The California Data Privacy Protection Act applies to in-state companies that have over $25 million in annual revenue and buy, sell, or process the personal information of Californians, or that make over half their annual revenue from selling such personal information.
Among other things, the law enables California consumers to obtain information on how a covered company collects, sells or discloses their personal information, to request copies of such information, and to have their stored personal information deleted, barring a few exemptions. The act also mandates that companies allow California customers the ability to “opt-out” of having their personal data sold to third parties, and it creates a limited private right of action for data breaches of unencrypted and unredacted information.
Kirk Nahra, partner at Wiley Rein, noted that while the law is “analogous to the EU’s General Data Protection Regulation [GDPR],” the act’s requirements are more reactive than directive. “GDPR has more upfront rules on what you can or cannot do. The California law is very much along the lines of, you have to tell people what you are doing, and they have to tell you in certain situations not to do it.”
Because only California residents are empowered under the law, companies will have to decide whether to overhaul all their data collecting operations or build in-certain operations solely for their California clients.

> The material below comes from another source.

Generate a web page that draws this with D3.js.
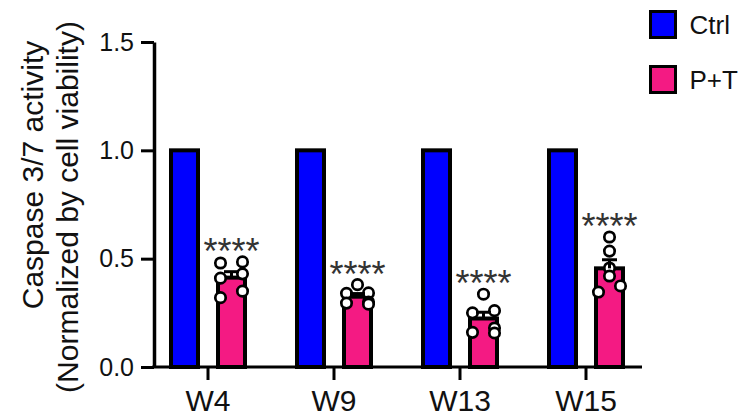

“In the same way that most US companies, though not all, have chosen not to implement GDPR all over the world, we’re going to have the same issue with California and the broader U.S.,” Nahra said.
Still, whether applying the law narrowly or broadly, most companies will face a hard time complying with the law’s data request, consent and deletions mandates. “I think one of the biggest challenges, which is similar to that of GDPR, is that you suddenly need to know what information you keep, how long it is kept, and where it is,” said Camden Hillas, senior corporate counsel at workflow automation company Nintex.
But before companies figure out how to revamp their operations, they still have to understand how the law applies to them—if at all. One problem, Nahra noted, is determining whether the law only applies to consumer personal data. “There is an ongoing debate among my peers right now about if data on employees is covered or not.” If employee personal data falls under the law’s purview as well, then many more enterprises would be considered covered entities.
What’s more, corporations may struggle to understand how to take advantage of caveats in the law. For example, the act notes that a “business may offer financial incentives, including payments to consumers as compensation, for the collection of personal information, the sale of personal information, or the deletion of personal information.” But it goes on to restrict “financial incentive practices that are unjust, unreasonable, coercive, or usurious in nature.”
Just what constitutes “unjust, unreasonable, coercive, or usurious in nature” will be up to in-house legal departments to determine because, barring any definitive regulatory guidance, such restrictions can be fluid, Nahra said.
There is also the question of how broadly an exemption that allows companies to collect and process personal information for “business purposes” applies as well. “There is no real information about what qualifies as a business service,” Hillas said.
Of course, the law still has years before it goes into effect, and many suspect that these questions will be answered in time, either through clarification from state regulators or a change in the law’s text itself. So for now, many companies taking a wait-and-see approach and keeping their apprehension at bay.